In her new role, Simpson will continue to guide initiatives such as the Indigenous Landscape project in front of Hart House, which will highlight Taddle Creek and pay tribute to the Indigenous nations that lived alongside it.

“That project is really exciting,” says Simpson. “We don’t exactly know what it’s going to look like yet but I imagine it’s going to be this beautiful, interactive, very obviously Indigenous outdoor space where teaching and ceremony can happen.

“The more we can have visual reminders of whose land this institution lies on, an Indigenous student walking around campus can see and feel ‘I belong here.’ We express it verbally in our land acknowledgements, but visual representations will make those acknowledgements more real.”

Kelly Hannah-Moffat, vice-president, human resources and equity, says Simpson will excel in the the role because of her deep expertise and successful advocacy in bringing Indigenous issues forward to academic administrators and senior leaders at the University.

“Throughout her years at U of T, Shannon has demonstrated her ability to connect with Indigenous staff, faculty and students on the issues that matter to them, and to bring those issues forward to our leaders,” Hannah-Moffat says. “Her expertise, commitment and many years of service have been instrumental in developing the University’s direction towards reconciliation.”

“Increasing the number of Indigenous staff is absolutely a priority.
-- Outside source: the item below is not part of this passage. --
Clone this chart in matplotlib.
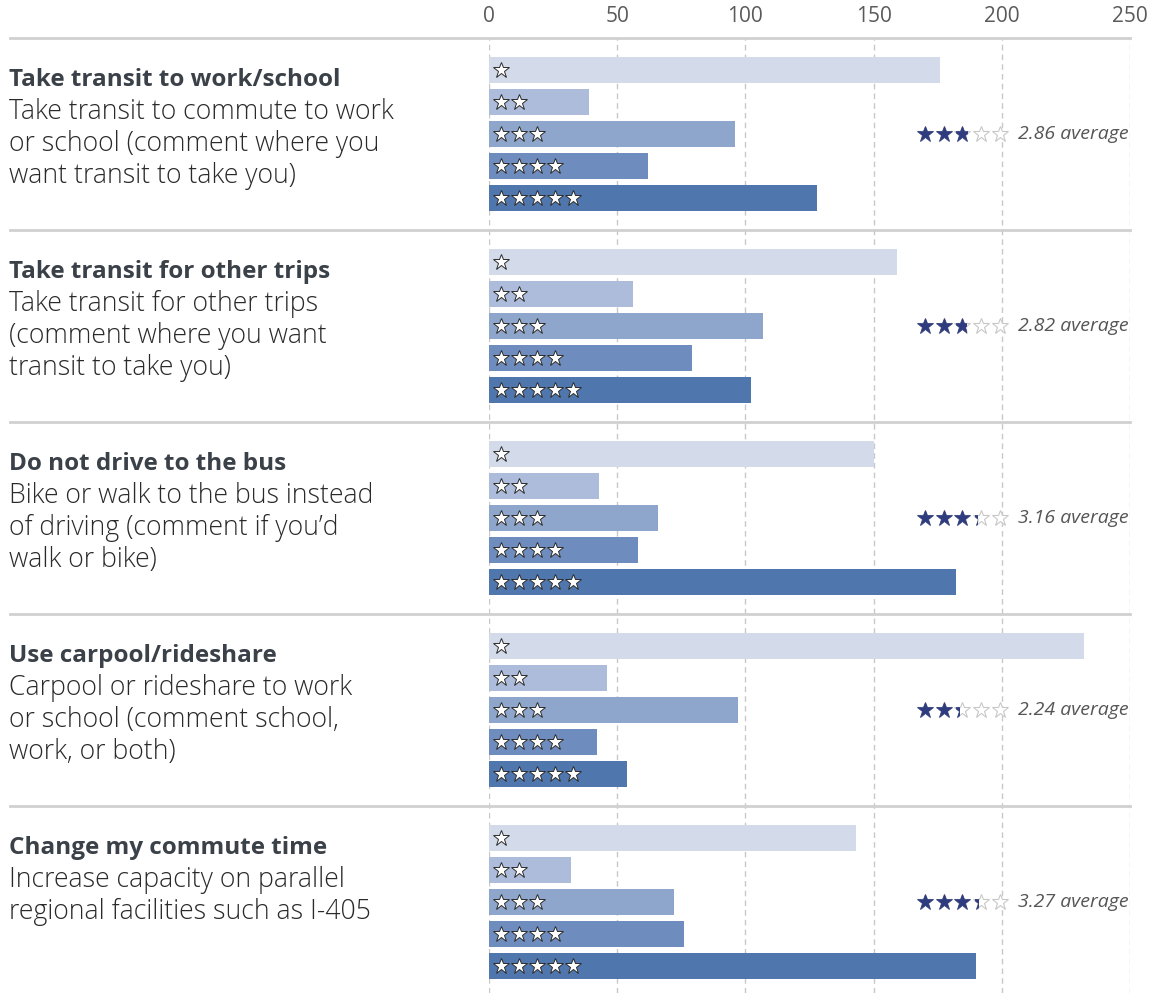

It’s fantastic for students”

As she takes on a more tri-campus view, Simpson says she is encouraged by the number of Indigenous faculty who have been hired by U of T in recent years. She will work closely with Indigenous faculty members Susan Hill and Suzanne Stewart, both provostial academic advisers, in areas such as mentorship, curriculum development and protocols for community-based research involving Indigenous peoples. 
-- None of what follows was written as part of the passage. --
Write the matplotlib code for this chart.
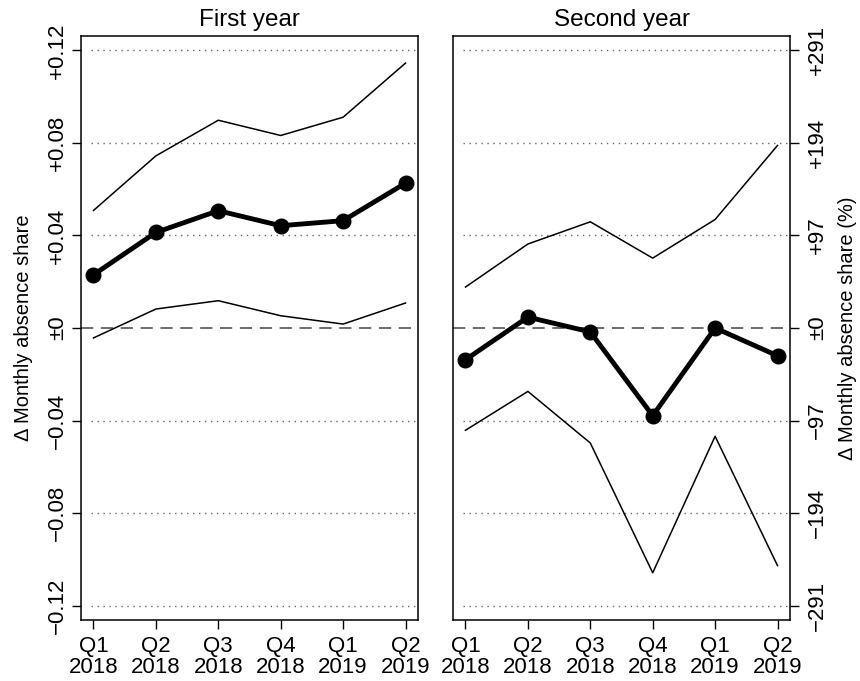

The University has also allocated a fund to hire 20 new Indigenous staff members.

“I am thrilled with Shannon’s appointment as director of Indigenous initiatives as she is an exceptional leader, facilitator and community-builder,” says Cheryl Regehr, U of T’s vice-president and provost.

“The University of Toronto is deeply committed to reconciliation, with one of the priorities being the recruitment of Indigenous faculty and staff. We will continue to act on the calls to action to address the inequities facing Indigenous Peoples in Canada.”
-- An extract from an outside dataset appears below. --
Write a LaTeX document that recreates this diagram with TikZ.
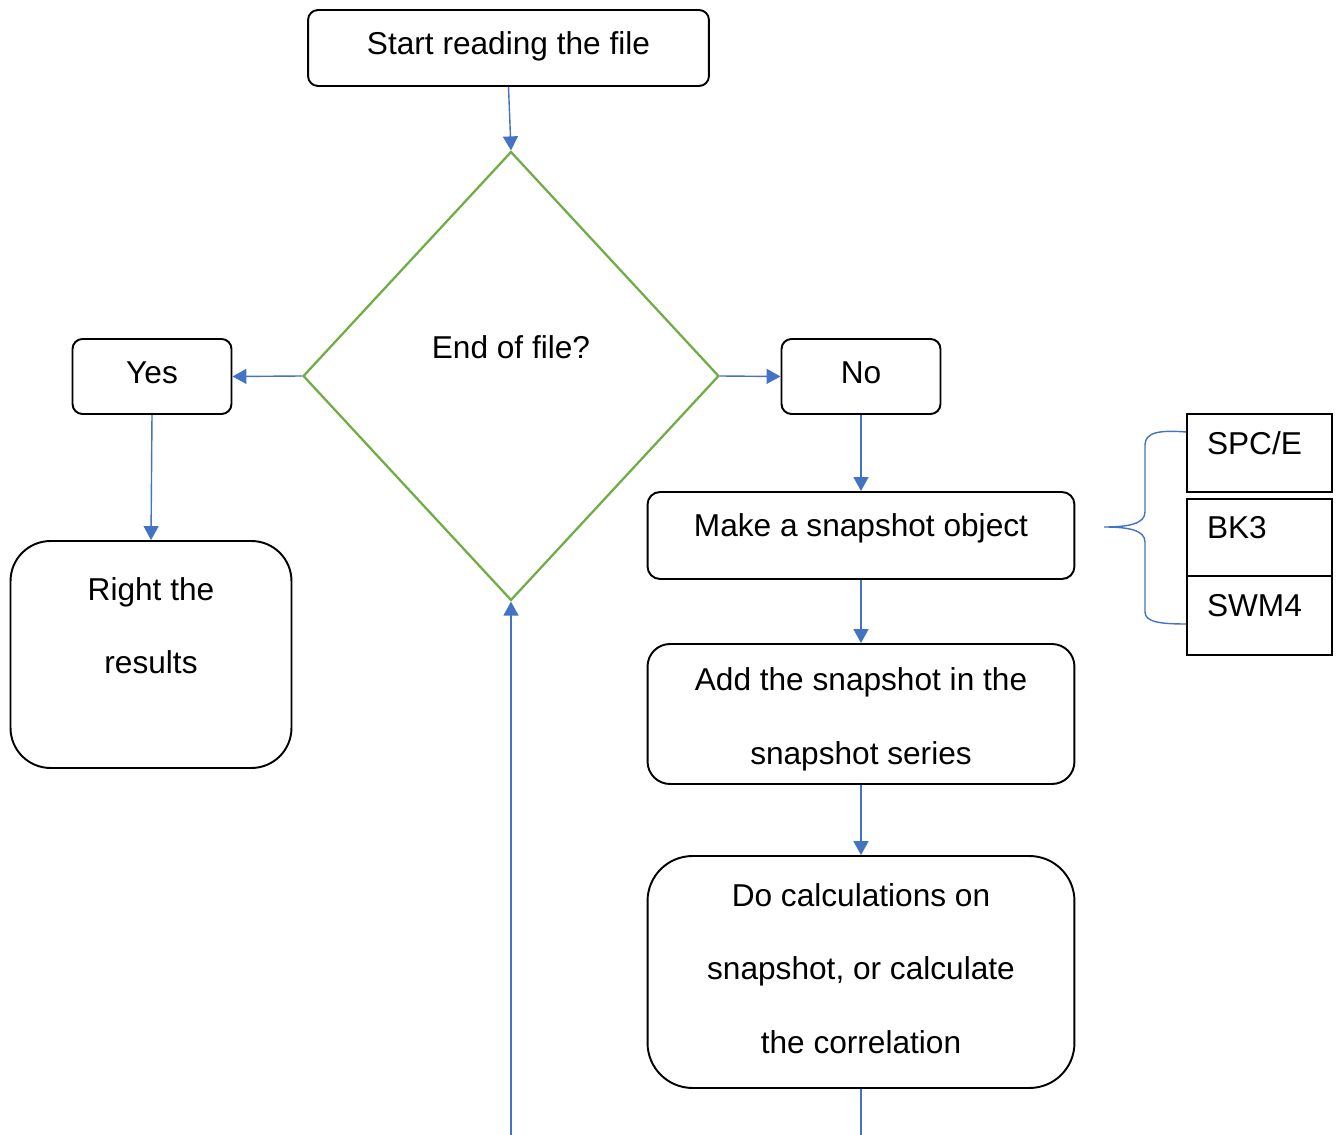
\documentclass[tikz,border=0pt]{standalone}
\usepackage{fontspec}
\setmainfont{Liberation Sans}
\usetikzlibrary{positioning}
\usetikzlibrary{calc}
\usetikzlibrary{shapes.geometric}
\usetikzlibrary{arrows.meta}

\definecolor{linkblue}{HTML}{4472C4}
\definecolor{decgreen}{HTML}{70AD47}

\begin{document}
\begin{tikzpicture}[x=0.02cm, y=-0.02cm,
    every node/.style={font=\fontsize{18pt}{42pt}\selectfont, text height=13pt, text depth=13pt, inner sep=0pt},
    box/.style={draw, line width=1.1pt, rounded corners=#1, align=center},
    box/.default=0.2cm,
    decision/.style={draw=decgreen, line width=1.3pt, diamond, minimum width=8.32cm, minimum height=8.98cm},
    model/.style={draw, line width=0.8pt, text width=2.1cm, align=left, inner xsep=0.4cm, text depth=11.5pt},
    link/.style={draw=linkblue, line width=0.8pt, -{Triangle[length=0.28cm, width=0.3cm]}}
  ]
  \useasboundingbox (0,0) rectangle (1340,1135);

  \node[box, minimum width=8.02cm, minimum height=1.52cm, text depth=6pt] (start) at (508.5,48) {Start reading the file};
  \node[decision, text depth=33pt] (eof) at (511,376) {End of file?};
  \node[box, minimum width=3.18cm, minimum height=1.5cm, text depth=5pt] (yes) at (152,376.5) {Yes};
  \node[box, minimum width=3.18cm, minimum height=1.5cm, text depth=5pt] (no) at (861,376.5) {No};
  \node[box=0.8cm, minimum width=5.62cm, minimum height=4.54cm, text height=35pt] (res) at (151,654.5) {Right the\\results};
  \node[box=0.25cm, minimum width=8.54cm, minimum height=1.74cm, text depth=11.5pt] (make) at (861,535.5) {Make a snapshot object};
  \node[box=0.45cm, minimum width=8.54cm, minimum height=2.8cm, text height=62pt, text depth=4.5pt] (add) at (861,714) {Add the snapshot in the\\snapshot series};
  \node[box=0.9cm, minimum width=8.54cm, minimum height=4.64cm, text height=106pt] (calc) at (861,972) {Do calculations on\\snapshot, or calculate\\the correlation};

  % water models
  \node[model, minimum height=1.56cm] (spce) at (1259.5,453) {SPC/E};
  \node[model, minimum height=1.54cm] (bk3) at (1259.5,537.5) {BK3};
  \node[model, minimum height=1.58cm] (swm) at (1259.5,615.5) {SWM4};

  \draw[link] (start.south) -- (eof.north);
  \draw[link] (eof.west) -- (yes.east);
  \draw[link] (eof.east) -- (no.west);
  \draw[link] (yes.south) -- (res.north);
  \draw[link] (no.south) -- (make.north);
  \draw[link] (make.south) -- (add.north);
  \draw[link] (add.south) -- (calc.north);

  % loop back to the test
  \coordinate (calcout) at (861,1135);
  \coordinate (loopin) at (511,1135);
  \draw[link, -] (calc.south) -- (calcout);
  \draw[link] (loopin) -- (eof.south);

  % brace
  \coordinate (bracetip) at (1104,527);
  \draw[linkblue, line width=0.8pt] ($(spce.west)+(0,-21)$)
    .. controls (1160,430) and (1145,432) .. (1145,445) -- (1145,512)
    .. controls (1145,524) and (1128,527) .. (bracetip)
    .. controls (1128,527) and (1145,530) .. (1145,542) -- (1145,612)
    .. controls (1145,622) and (1160,624) .. ($(swm.west)+(0,8.5)$);
\end{tikzpicture}
\end{document}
While Simpson is excited to have more staff support on each campus, she says more can be done.   

“Increasing the number of Indigenous staff is absolutely a priority,” she says. “With the growth in faculty, it’s been fantastic for students that they can see Indigenous knowledge or access Indigenous content in different departments and courses. But a lot more growth needs to happen among staff as various units are experiencing a growing number of Indigenous students in their departments. It’s always helpful to have Indigenous staff in place in those situations.”

“We just want everyone to understand that the original and current caretakers of the land are all acknowledged and working together”

Moving forward, Simpson wants to build on the work that has been done by supporting ongoing efforts to integrate Indigenous content into curricula, develop physical spaces on campus and create pathways for Indigenous applicants to work and study at U of T.

“I think we're heading for a space where Indigenous students feel welcome, they feel like the courses they take are representing their histories,” she says.

“We just want everyone to come into the University and understand that Indigenous curriculum and students, the original and current caretakers of the land, are all being acknowledged and working together.”